The path forward, according to Sulejewski, isn’t about grafting a separate toolchain onto the enterprise architecture. It’s about leveraging platforms that act as a natural extension of the existing landscape. The goal, he wrote, is to deliver “AI-powered automation, insights, and UX improvements inside existing SAP landscapes”.
This distinction is vital as it shifts the conversation from adopting new tech to enhancing current assets. Whether an organization is running on SAP ECC or has fully migrated to SAP S/4HANA, the AI layer should sit with SAP, not fight against it.
Where the Rubber Meets the Road
Sulejewski’s argument is based on pragmatic, high-impact use cases. He pointed to domains where small AI injections yield outsized returns. They include:
- Predictive maintenance: Reducing downtime by 25%.
- AI-assisted coding: Cutting development cycles by 40%.
- Smart logistics: Driving 10–20% cost reductions through better routing.
The New Definition of Leadership
Through the article, Sulejewski forced a re-evaluation of what modernization really means. It is no longer about who has the flashiest roadmap or the quickest SAP S/4HANA migration. It is about who can integrate intelligence into their workflows today, regardless of their underlying database.
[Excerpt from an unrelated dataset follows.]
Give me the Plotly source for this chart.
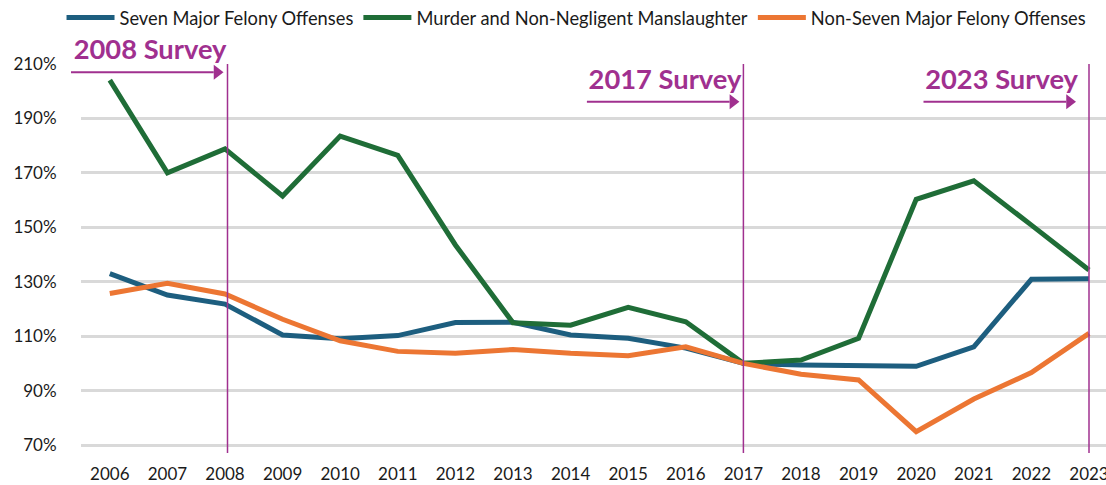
import plotly.graph_objects as go

years = list(range(2006, 2024))
seven_major = [133.0, 125.1, 121.8, 110.4, 109.0, 110.2, 115.0, 115.1, 110.4, 109.2, 105.6, 100.0,
               99.4, 99.0, 98.9, 106.1, 130.9, 131.1]
murder = [204.1, 170.0, 178.8, 161.5, 183.5, 176.4, 143.5, 114.9, 114.0, 120.6, 115.3, 100.0,
          101.2, 109.2, 160.3, 167.1, 150.8, 134.3]
non_seven = [125.7, 129.4, 125.5, 116.2, 108.3, 104.4, 103.7, 105.1, 103.7, 102.8, 106.1, 100.0,
             96.0, 93.9, 74.9, 86.9, 96.6, 111.0]
series_names = ["Seven Major Felony Offenses", "Murder and Non-Negligent Manslaughter",
                "Non-Seven Major Felony Offenses"]
survey_years = [2008, 2017, 2023]
survey_labels = ["2008 Survey", "2017 Survey", "2023 Survey"]
label_y = [209.2, 198.45, 198.45]     # label anchor heights (value-axis units)
arrow_y = [206.95, 196.15, 196.15]    # arrow heights (value-axis units)
y_ticks = [70, 90, 110, 130, 150, 170, 190, 210]
y_tick_labels = [f"{v}%" for v in y_ticks]

colors = ["#1D5E7F", "#1F6D37", "#EC7633"]
purple = "#A0308F"
FONT = "Lato"

W, H = 1106, 485
ML, MR, MT, MB = 81, 0, 64, 32
X_RANGE = [2005.5, 2005.5 + (W - ML - MR) / 57.6]
Y_RANGE = [67.06, 210]
PX = (W - ML - MR) / (X_RANGE[1] - X_RANGE[0])   # pixels per year

# per-label horizontal nudges (px) relative to the survey line
line_shift = [2.5, 0, 0]
tip_shift = [-3, -3, -12]
text_shift = [-1, -2, -11]
ARROW_LEN = 153
HEAD = 13

fig = go.Figure()
for name, vals, col in zip(series_names, [seven_major, murder, non_seven], colors):
    fig.add_trace(go.Scatter(x=years, y=vals, mode="lines", name=name,
                             line=dict(color=col, width=5), cliponaxis=False))

# vertical survey lines
vx, vy = [], []
for sy, ls in zip(survey_years, line_shift):
    vx += [sy + ls / PX, sy + ls / PX, None]
    vy += [Y_RANGE[0], Y_RANGE[1], None]
fig.add_trace(go.Scatter(x=vx, y=vy, mode="lines", showlegend=False, hoverinfo="skip",
                         line=dict(color=purple, width=1.5), cliponaxis=False))

# arrows: shaft (horizontal line marker) + triangular head
for sy, ay, ts, ls in zip(survey_years, arrow_y, tip_shift, line_shift):
    tip_px = ts + ls
    head_back = tip_px - 0.866 * HEAD
    shaft_start = tip_px - ARROW_LEN
    shaft_len = head_back - shaft_start + 1
    shaft_c = (head_back + shaft_start) / 2
    head_c = tip_px - 0.577 * HEAD
    fig.add_trace(go.Scatter(x=[sy + shaft_c / PX], y=[ay], mode="markers", showlegend=False,
                             hoverinfo="skip", cliponaxis=False,
                             marker=dict(symbol="line-ew", size=shaft_len / 1.4, color=purple,
                                         line=dict(width=2, color=purple))))
    fig.add_trace(go.Scatter(x=[sy + head_c / PX], y=[ay], mode="markers", showlegend=False,
                             hoverinfo="skip", cliponaxis=False,
                             marker=dict(symbol="triangle-right", size=HEAD, color=purple,
                                         line=dict(width=0))))

# survey labels
for sy, lab, ly, tsh, ls in zip(survey_years, survey_labels, label_y, text_shift, line_shift):
    fig.add_trace(go.Scatter(x=[sy + (tsh + ls) / PX], y=[ly], mode="text",
                             text=["<b>" + lab + "</b>"],
                             textposition="top left", showlegend=False, hoverinfo="skip",
                             cliponaxis=False,
                             textfont=dict(family=FONT, size=27.3, color=purple)))

fig.update_layout(
    width=W, height=H,
    margin=dict(l=ML, r=MR, t=MT, b=MB, autoexpand=False),
    paper_bgcolor="white", plot_bgcolor="white",
    font=dict(family=FONT, size=17, color="#1a1a1a"),
    showlegend=True,
    legend=dict(orientation="h", x=-0.019, xanchor="left", y=1.119, yanchor="middle",
                itemwidth=48,
                font=dict(family=FONT, size=18.3, color="#1a1a1a"), bgcolor="rgba(0,0,0,0)"),
)
fig.update_xaxes(range=X_RANGE, tickmode="array", tickvals=years, ticktext=[str(y) for y in years],
                 showgrid=False, showline=False, zeroline=False, ticks="outside", ticklen=6,
                 tickcolor="rgba(0,0,0,0)", ticklabeloverflow="allow",
                 tickfont=dict(family=FONT, size=17, color="#1a1a1a"))
fig.update_yaxes(range=Y_RANGE, tickmode="array", tickvals=y_ticks, ticktext=y_tick_labels,
                 showgrid=True, gridcolor="#D9D9D9", gridwidth=2.5, zeroline=False,
                 showline=False, ticks="outside", ticklen=20, tickcolor="rgba(0,0,0,0)",
                 tickfont=dict(family=FONT, size=17, color="#1a1a1a"))

fig.write_html("out.html", config={"displayModeBar": False},
               post_script="document.body.style.margin='0';document.body.style.overflow='hidden';")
Sulejewski concluded with a stark reminder for the industry: “The choice isn’t between stability and innovation anymore. The choice is whether to integrate intelligence into your existing operations—or fall behind as the environment accelerates around you.”
For the SAP community, the message is clear: You don’t need to overhaul your entire architecture to become an AI enterprise. You just need to stop viewing stability and intelligence as opposing forces.
What This Means for SAPinsiders
Audit for extension gaps, not replacement needs. SAPinsiders should stop looking for systems to replace the core. Instead, identify high-friction workflows where an AI extension could sit atop their existing data. Sulejewski advised finding platforms that enhance what the organization already has. To do this, teams must look for tools that respect their current SAP customization and security logic, allowing them to innovate without a full-scale migration.
Target survival metrics first. Sulejewski pointed to hard ROI areas like logistics and maintenance. For SAPinsiders, your first AI project should target a specific survival metric, such as cutting 10% from logistics costs or reducing unplanned downtime. If the project doesn’t have a direct line to P&L improvement, it’s not the right place to start.
Democratize development with low-code. AI has made it possible for organizations to avoid hiring a new team of expensive data scientists to develop code. SAP partners like Neptune champion the use of low-code platforms that allow existing teams—those who understand the business data—to build AI workflows. Thus, SAPinsiders should empower their ABAP and functional consultants with these tools that bridge the gap between their deep SAP knowledge and modern AI capabilities.